- Court: Judicial Committee of the Privy Council
- Full case name: Wallace Edward Rowling and The Attorney General v Takaro Properties Limited
- Decided: 30 November 1987
- Citation: [1987] UKPC 34
- Transcript: High Court judgment Court of Appeal judgment Privy Council ruling

Court membership
- Judges sitting: Lord MacKay of Clashfern, Lord Keith, Lord Brandon of Oakbrook, Lord Templeman, Lord Goff of Chieveley

Keywords
- negligence

= Takaro Properties Ltd v Rowling =

Takaro Properties Limited v Rowling [1987] UKPC 34 is a cited case in New Zealand regarding negligence by the government

==Background==
In 1968, Richard Rush, a wealthy businessman from the United States, purchased the 2,591 acre Takaro Station from the Crown, that borders Lake Te Anau with the plan to develop a luxury lodge for wealthy visitors from overseas.

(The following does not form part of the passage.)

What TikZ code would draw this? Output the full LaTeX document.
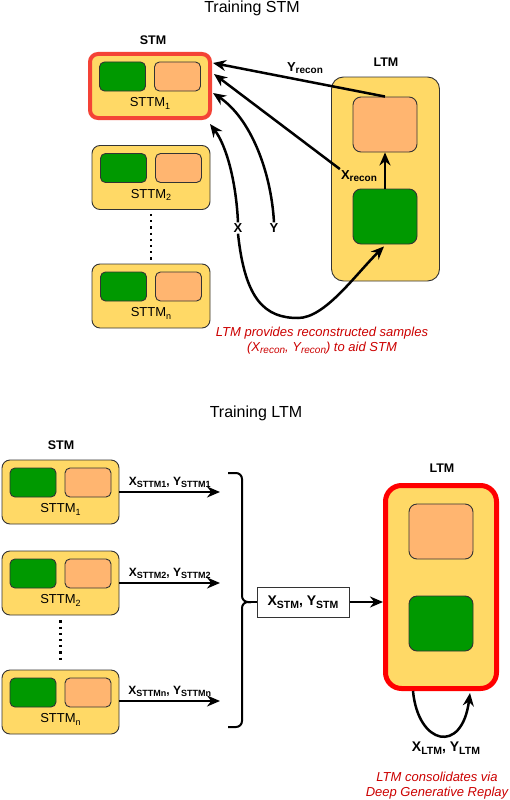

The development was financed by a $1 million loan guaranteed by Rush's father in law.

The lodge opened in 1970, but with an occupancy rate of less than 20%, the lodge closed in 1973. In the meantime, in 1971, Mr Rush's father in law died, resulting in the executor paying out the loan and seeking repayment by Takaro.

Due to the financial difficulties, Takaro sought to sell 90% of the shares to the Japanese company Mitsubishi, which planned to develop a golf course and up to 136 holiday homes.

However, at the time, under the Reserve Bank Act [1964] for such a foreign investor to be able to buy shares in a New Zealand company, it required the consent of the Minister of Finance. Bill Rowling, the finance minister at the time, refused to consent to the investment on the basis that he wanted the business to revert to a New Zealand owner.

Rush then requested Rowling to reconsider this decision on the basis that a refusal would cause severe financial hardship, but resulted in the same decision.

As a last result, Rush filed for a judicial review of Rowling's decision, with Wild CJ later ruling that Rowling had no legal right to consider reversion to New Zealand ownership in his decision, directing Rowling to reconsider his decision again.

By now however, as a result of the Yom Kippur War, a worldwide economic recession had begun to occur, causing Mitsubishi to reconsider whether to invest in a luxury lodge, and they ultimately pulled out of the deal.

Soon after, the lodge was placed into receivership and was sold.

Rush later sued Rowling in tort, claiming he was negligent in his decision making process.

In the High Court, his claim was dismissed by the judge, but on appeal to the Court of Appeal, it was overturned, being awarded $300,000 in damages. Rowling appealed to the Privy Council.

==Held==
The Privy Council overturned the Court of Appeal judgment, ruling the minister had wider powers to make the decision than the Court of Appeal allowed, meaning that Rowling's decision at the time complied with the law.

==Legal Significance==
This case makes it highly unlikely that a government minister could owe someone a duty of care. Whilst this case will often be contrasted with the case Meates v Attorney-General[1983] NZLR 308 where a Minister was held to owe a duty of care, this decision was made at the lower level of the Court of Appeal.